Looking at it today, CoIE is an interesting story that takes a very complicated universe or universes of characters, throws it in a garlic press and squeezes out one simple universe for readers. The main problem is that the story itself suffers from the complexity of the DCU it sought to redefine. It jumps into the action immediately (a method employed effectively in Avengers: Disassembled and Infinite Crisis) but never stops to take a breath and explain much of what’s going on until midway through the 12-part series. But when an explanation does come, it doesn’t make much sense.

Wolfman has written since about the lack of any kind of real reality to CoIE. Matter and Anti-Matter existing together? Um, better just ignore that high-school physics education. And check out Wolfman’s Web site, under the Q & A section, for the explanation of how the Barry Allen Flash could have survived CoIE (www.marvwolfman.com). He admits it’s comic-booky. How about ridiculous?

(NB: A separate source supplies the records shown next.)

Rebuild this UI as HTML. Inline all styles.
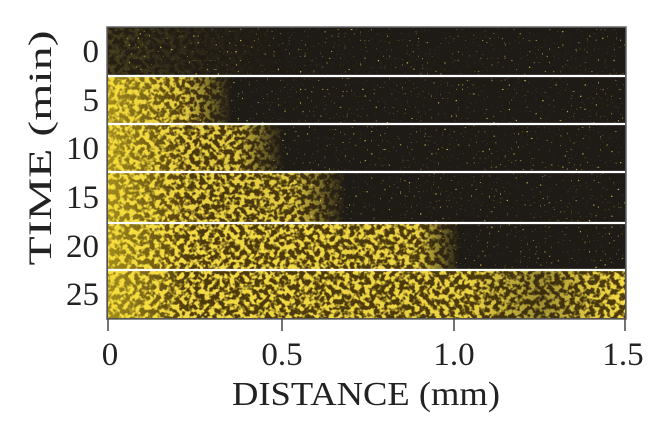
<!DOCTYPE html>
<html><head><meta charset="utf-8"><style>html,body{margin:0;padding:0;background:#fff}svg{display:block}</style></head>
<body>
<svg width="660" height="430" viewBox="0 0 660 430" xmlns="http://www.w3.org/2000/svg" font-family="Liberation Serif, serif" fill="#222">
<defs>
<filter id="nz" x="108" y="28" width="517" height="290" filterUnits="userSpaceOnUse">
<feTurbulence type="fractalNoise" baseFrequency="0.2" numOctaves="2" seed="7"/>
<feColorMatrix type="matrix" values="0 0 0 0 0.92  0 0 0 0 0.72  0 0 0 0 0.06  6 0 0 0 -2.6"/>
</filter>
<filter id="dots" x="108" y="28" width="517" height="290" filterUnits="userSpaceOnUse">
<feTurbulence type="fractalNoise" baseFrequency="0.45" numOctaves="1" seed="3"/>
<feColorMatrix type="matrix" values="0 0 0 0 0.55  0 0 0 0 0.4  0 0 0 0 0.06  10 0 0 0 -6.9"/>
</filter>
<linearGradient id="g0" gradientUnits="userSpaceOnUse" x1="108" x2="625"><stop offset="0" stop-color="#fff" stop-opacity="0.18"/><stop offset="0.2" stop-color="#fff" stop-opacity="0.05"/><stop offset="0.35" stop-color="#fff" stop-opacity="0"/></linearGradient>
<linearGradient id="g1" gradientUnits="userSpaceOnUse" x1="108" x2="625"><stop offset="0" stop-color="#fff"/><stop offset="0.15" stop-color="#fff" stop-opacity="0.9"/><stop offset="0.24" stop-color="#fff" stop-opacity="0"/></linearGradient>
<linearGradient id="g2" gradientUnits="userSpaceOnUse" x1="108" x2="625"><stop offset="0" stop-color="#fff"/><stop offset="0.25" stop-color="#fff" stop-opacity="0.9"/><stop offset="0.34" stop-color="#fff" stop-opacity="0"/></linearGradient>
<linearGradient id="g3" gradientUnits="userSpaceOnUse" x1="108" x2="625"><stop offset="0" stop-color="#fff"/><stop offset="0.36" stop-color="#fff" stop-opacity="0.9"/><stop offset="0.46" stop-color="#fff" stop-opacity="0"/></linearGradient>
<linearGradient id="g4" gradientUnits="userSpaceOnUse" x1="108" x2="625"><stop offset="0" stop-color="#fff"/><stop offset="0.6" stop-color="#fff" stop-opacity="0.95"/><stop offset="0.68" stop-color="#fff" stop-opacity="0"/></linearGradient>
<linearGradient id="g5" gradientUnits="userSpaceOnUse" x1="108" x2="625"><stop offset="0" stop-color="#fff"/><stop offset="0.7" stop-color="#fff" stop-opacity="0.95"/><stop offset="0.84" stop-color="#fff" stop-opacity="0.6"/><stop offset="0.93" stop-color="#fff" stop-opacity="0.9"/><stop offset="1" stop-color="#fff"/></linearGradient>
<linearGradient id="edge" gradientUnits="userSpaceOnUse" x1="108" x2="190"><stop offset="0" stop-color="#f4dc30" stop-opacity="0.5"/><stop offset="1" stop-color="#f4dc30" stop-opacity="0"/></linearGradient>
<g id="tex"><rect x="108" y="28" width="517" height="290" fill="#6e5206" opacity="0.6"/><rect x="108" y="28" width="517" height="290" filter="url(#nz)"/></g>
<mask id="m0" maskUnits="userSpaceOnUse"><rect x="108" y="28" width="517" height="48" fill="url(#g0)"/></mask>
<mask id="m1" maskUnits="userSpaceOnUse"><rect x="108" y="77" width="517" height="47" fill="url(#g1)"/></mask>
<mask id="m2" maskUnits="userSpaceOnUse"><rect x="108" y="125" width="517" height="47" fill="url(#g2)"/></mask>
<mask id="m3" maskUnits="userSpaceOnUse"><rect x="108" y="173" width="517" height="50" fill="url(#g3)"/></mask>
<mask id="m4" maskUnits="userSpaceOnUse"><rect x="108" y="224" width="517" height="46" fill="url(#g4)"/></mask>
<mask id="m5" maskUnits="userSpaceOnUse"><rect x="108" y="271" width="517" height="47" fill="url(#g5)"/></mask>
</defs>
<rect x="107" y="27" width="519" height="292" fill="#1e1a15" stroke="#666" stroke-width="1.5"/>
<rect x="108" y="28" width="517" height="290" filter="url(#dots)"/>
<use href="#tex" mask="url(#m0)"/>
<use href="#tex" mask="url(#m1)"/>
<use href="#tex" mask="url(#m2)"/>
<use href="#tex" mask="url(#m3)"/>
<use href="#tex" mask="url(#m4)"/>
<use href="#tex" mask="url(#m5)"/>
<rect x="108" y="77" width="82" height="241" fill="url(#edge)"/>
<g stroke="#fff" stroke-width="2.2">
<line x1="108" y1="76" x2="625" y2="76"/><line x1="108" y1="124" x2="625" y2="124"/><line x1="108" y1="172" x2="625" y2="172"/><line x1="108" y1="223" x2="625" y2="223"/><line x1="108" y1="270" x2="625" y2="270"/>
</g>
<g stroke="#444" stroke-width="1.5"><line x1="108" y1="319" x2="108" y2="331"/><line x1="282" y1="319" x2="282" y2="331"/><line x1="454" y1="319" x2="454" y2="331"/><line x1="625" y1="319" x2="625" y2="331"/></g>
<g font-size="33" text-anchor="end">
<text x="99" y="62">0</text><text x="99" y="111">5</text><text x="99" y="159">10</text><text x="99" y="208">15</text><text x="99" y="257">20</text><text x="99" y="305">25</text>
</g>
<g font-size="33" text-anchor="middle">
<text x="110" y="365">0</text><text x="282" y="365">0.5</text><text x="454" y="365">1.0</text><text x="623" y="365">1.5</text>
<text x="366" y="405" font-size="34" textLength="268" lengthAdjust="spacingAndGlyphs">DISTANCE (mm)</text>
<text transform="translate(51,148) rotate(-90)" font-size="33" textLength="235" lengthAdjust="spacingAndGlyphs">TIME (min)</text>
</g>
</svg>
</body></html>
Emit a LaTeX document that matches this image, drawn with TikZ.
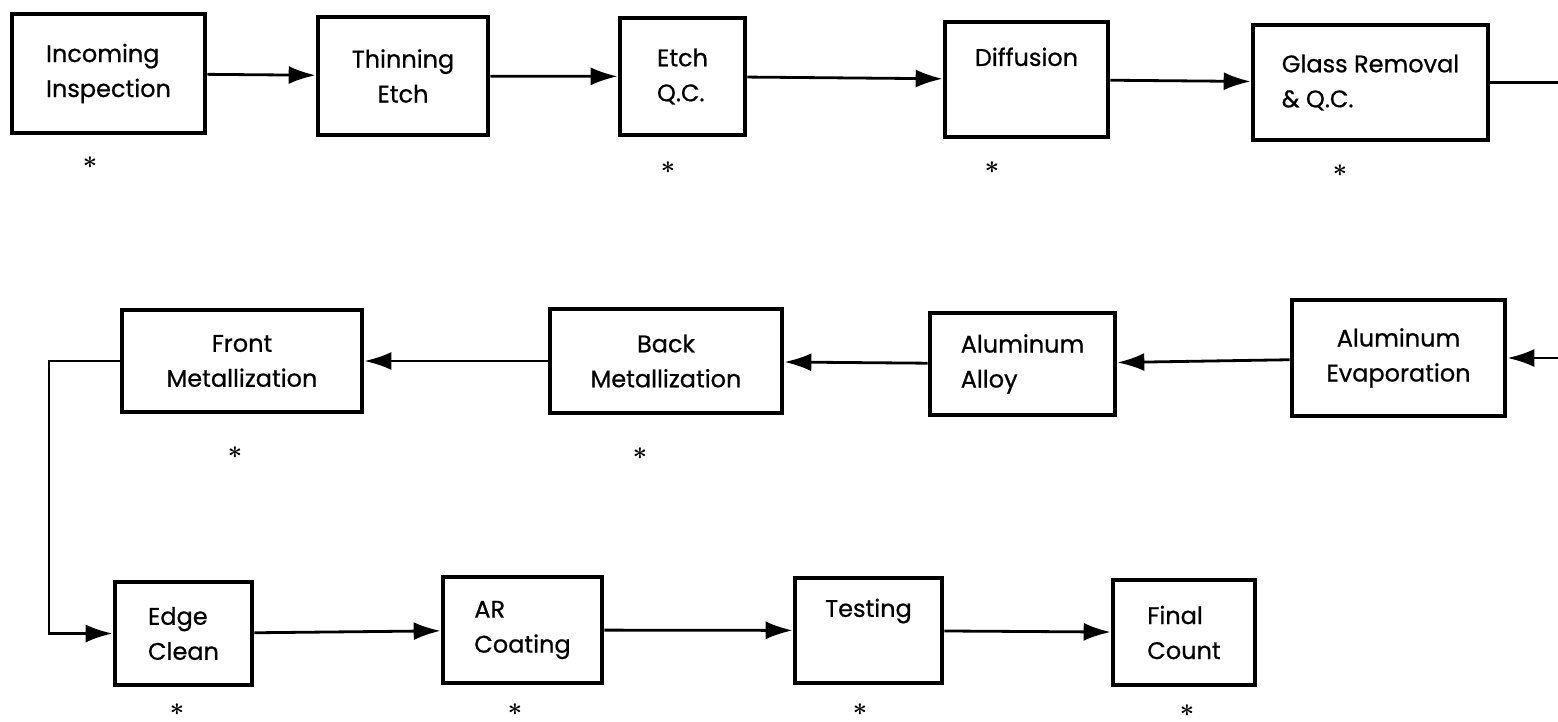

I assume that if I had been reading DC titles at the time, CoIE would make much more sense. But even with that, it’s just a weak story that spends so much time on cosmic complexity, it hardly fleshes out the characters (aside from Allen and Psycho Pirate, to a degree) that bring readers to comics.

It was supposed to be the best huge comics event ever. But, of course, WWI was supposed to be “the war to end all wars.”